[BEGIN Dataset content]
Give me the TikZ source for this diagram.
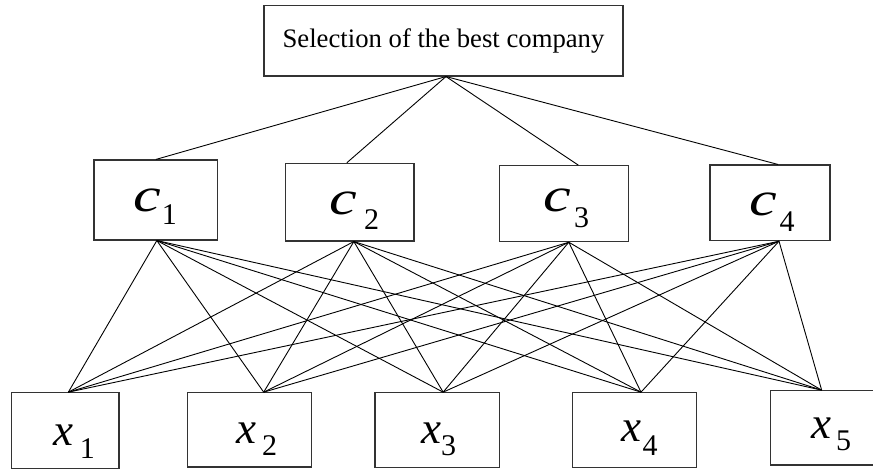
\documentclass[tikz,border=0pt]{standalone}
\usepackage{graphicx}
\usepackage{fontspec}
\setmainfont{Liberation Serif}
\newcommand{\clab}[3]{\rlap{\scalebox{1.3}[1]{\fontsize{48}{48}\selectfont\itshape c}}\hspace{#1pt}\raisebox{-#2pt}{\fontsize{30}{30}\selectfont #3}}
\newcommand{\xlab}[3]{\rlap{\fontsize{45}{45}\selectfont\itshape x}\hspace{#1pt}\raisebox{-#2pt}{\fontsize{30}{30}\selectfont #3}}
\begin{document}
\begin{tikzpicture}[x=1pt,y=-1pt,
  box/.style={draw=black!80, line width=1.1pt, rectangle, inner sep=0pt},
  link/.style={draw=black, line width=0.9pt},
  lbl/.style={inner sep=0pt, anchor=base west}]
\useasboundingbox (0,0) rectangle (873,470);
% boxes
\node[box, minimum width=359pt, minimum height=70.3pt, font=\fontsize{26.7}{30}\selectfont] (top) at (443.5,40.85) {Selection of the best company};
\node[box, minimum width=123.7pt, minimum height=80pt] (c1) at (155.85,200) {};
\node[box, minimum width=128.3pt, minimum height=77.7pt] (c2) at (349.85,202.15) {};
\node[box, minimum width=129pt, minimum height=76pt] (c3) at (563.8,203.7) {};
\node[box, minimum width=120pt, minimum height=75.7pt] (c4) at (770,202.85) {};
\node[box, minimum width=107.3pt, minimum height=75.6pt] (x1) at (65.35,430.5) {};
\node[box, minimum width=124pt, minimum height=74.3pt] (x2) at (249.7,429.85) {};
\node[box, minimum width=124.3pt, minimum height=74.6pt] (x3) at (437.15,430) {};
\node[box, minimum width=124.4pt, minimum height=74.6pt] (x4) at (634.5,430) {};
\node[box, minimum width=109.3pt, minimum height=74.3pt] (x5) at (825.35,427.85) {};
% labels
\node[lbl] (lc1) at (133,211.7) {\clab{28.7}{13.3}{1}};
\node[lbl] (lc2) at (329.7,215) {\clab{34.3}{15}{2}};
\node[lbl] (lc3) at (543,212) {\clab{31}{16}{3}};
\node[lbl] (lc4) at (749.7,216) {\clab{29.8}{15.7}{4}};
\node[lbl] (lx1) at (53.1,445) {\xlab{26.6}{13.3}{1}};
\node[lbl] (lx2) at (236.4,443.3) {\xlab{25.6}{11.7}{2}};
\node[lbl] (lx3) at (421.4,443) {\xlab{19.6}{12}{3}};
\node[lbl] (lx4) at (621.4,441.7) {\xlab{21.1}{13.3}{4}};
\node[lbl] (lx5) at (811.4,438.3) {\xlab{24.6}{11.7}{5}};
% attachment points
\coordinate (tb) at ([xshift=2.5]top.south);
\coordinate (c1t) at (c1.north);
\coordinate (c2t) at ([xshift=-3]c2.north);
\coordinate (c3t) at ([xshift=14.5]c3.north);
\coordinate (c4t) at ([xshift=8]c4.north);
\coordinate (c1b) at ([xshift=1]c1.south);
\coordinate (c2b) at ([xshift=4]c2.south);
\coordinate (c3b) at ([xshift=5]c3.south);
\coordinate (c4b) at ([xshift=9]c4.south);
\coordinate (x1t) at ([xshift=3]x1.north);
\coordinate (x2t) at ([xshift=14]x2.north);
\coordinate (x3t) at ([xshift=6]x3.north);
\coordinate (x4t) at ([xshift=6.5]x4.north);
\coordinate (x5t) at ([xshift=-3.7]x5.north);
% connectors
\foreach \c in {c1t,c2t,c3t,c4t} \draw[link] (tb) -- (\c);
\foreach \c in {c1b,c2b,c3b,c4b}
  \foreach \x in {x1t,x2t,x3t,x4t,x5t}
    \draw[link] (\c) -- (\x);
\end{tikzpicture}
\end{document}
[END Dataset content]
What is required: The data above should be repeated exactly, minus any pictures.

In response:
Give me the TikZ source for this diagram.
\documentclass[tikz,border=0pt]{standalone}
\usepackage{graphicx}
\usepackage{fontspec}
\setmainfont{Liberation Serif}
\newcommand{\clab}[3]{\rlap{\scalebox{1.3}[1]{\fontsize{48}{48}\selectfont\itshape c}}\hspace{#1pt}\raisebox{-#2pt}{\fontsize{30}{30}\selectfont #3}}
\newcommand{\xlab}[3]{\rlap{\fontsize{45}{45}\selectfont\itshape x}\hspace{#1pt}\raisebox{-#2pt}{\fontsize{30}{30}\selectfont #3}}
\begin{document}
\begin{tikzpicture}[x=1pt,y=-1pt,
  box/.style={draw=black!80, line width=1.1pt, rectangle, inner sep=0pt},
  link/.style={draw=black, line width=0.9pt},
  lbl/.style={inner sep=0pt, anchor=base west}]
\useasboundingbox (0,0) rectangle (873,470);
% boxes
\node[box, minimum width=359pt, minimum height=70.3pt, font=\fontsize{26.7}{30}\selectfont] (top) at (443.5,40.85) {Selection of the best company};
\node[box, minimum width=123.7pt, minimum height=80pt] (c1) at (155.85,200) {};
\node[box, minimum width=128.3pt, minimum height=77.7pt] (c2) at (349.85,202.15) {};
\node[box, minimum width=129pt, minimum height=76pt] (c3) at (563.8,203.7) {};
\node[box, minimum width=120pt, minimum height=75.7pt] (c4) at (770,202.85) {};
\node[box, minimum width=107.3pt, minimum height=75.6pt] (x1) at (65.35,430.5) {};
\node[box, minimum width=124pt, minimum height=74.3pt] (x2) at (249.7,429.85) {};
\node[box, minimum width=124.3pt, minimum height=74.6pt] (x3) at (437.15,430) {};
\node[box, minimum width=124.4pt, minimum height=74.6pt] (x4) at (634.5,430) {};
\node[box, minimum width=109.3pt, minimum height=74.3pt] (x5) at (825.35,427.85) {};
% labels
\node[lbl] (lc1) at (133,211.7) {\clab{28.7}{13.3}{1}};
\node[lbl] (lc2) at (329.7,215) {\clab{34.3}{15}{2}};
\node[lbl] (lc3) at (543,212) {\clab{31}{16}{3}};
\node[lbl] (lc4) at (749.7,216) {\clab{29.8}{15.7}{4}};
\node[lbl] (lx1) at (53.1,445) {\xlab{26.6}{13.3}{1}};
\node[lbl] (lx2) at (236.4,443.3) {\xlab{25.6}{11.7}{2}};
\node[lbl] (lx3) at (421.4,443) {\xlab{19.6}{12}{3}};
\node[lbl] (lx4) at (621.4,441.7) {\xlab{21.1}{13.3}{4}};
\node[lbl] (lx5) at (811.4,438.3) {\xlab{24.6}{11.7}{5}};
% attachment points
\coordinate (tb) at ([xshift=2.5]top.south);
\coordinate (c1t) at (c1.north);
\coordinate (c2t) at ([xshift=-3]c2.north);
\coordinate (c3t) at ([xshift=14.5]c3.north);
\coordinate (c4t) at ([xshift=8]c4.north);
\coordinate (c1b) at ([xshift=1]c1.south);
\coordinate (c2b) at ([xshift=4]c2.south);
\coordinate (c3b) at ([xshift=5]c3.south);
\coordinate (c4b) at ([xshift=9]c4.south);
\coordinate (x1t) at ([xshift=3]x1.north);
\coordinate (x2t) at ([xshift=14]x2.north);
\coordinate (x3t) at ([xshift=6]x3.north);
\coordinate (x4t) at ([xshift=6.5]x4.north);
\coordinate (x5t) at ([xshift=-3.7]x5.north);
% connectors
\foreach \c in {c1t,c2t,c3t,c4t} \draw[link] (tb) -- (\c);
\foreach \c in {c1b,c2b,c3b,c4b}
  \foreach \x in {x1t,x2t,x3t,x4t,x5t}
    \draw[link] (\c) -- (\x);
\end{tikzpicture}
\end{document}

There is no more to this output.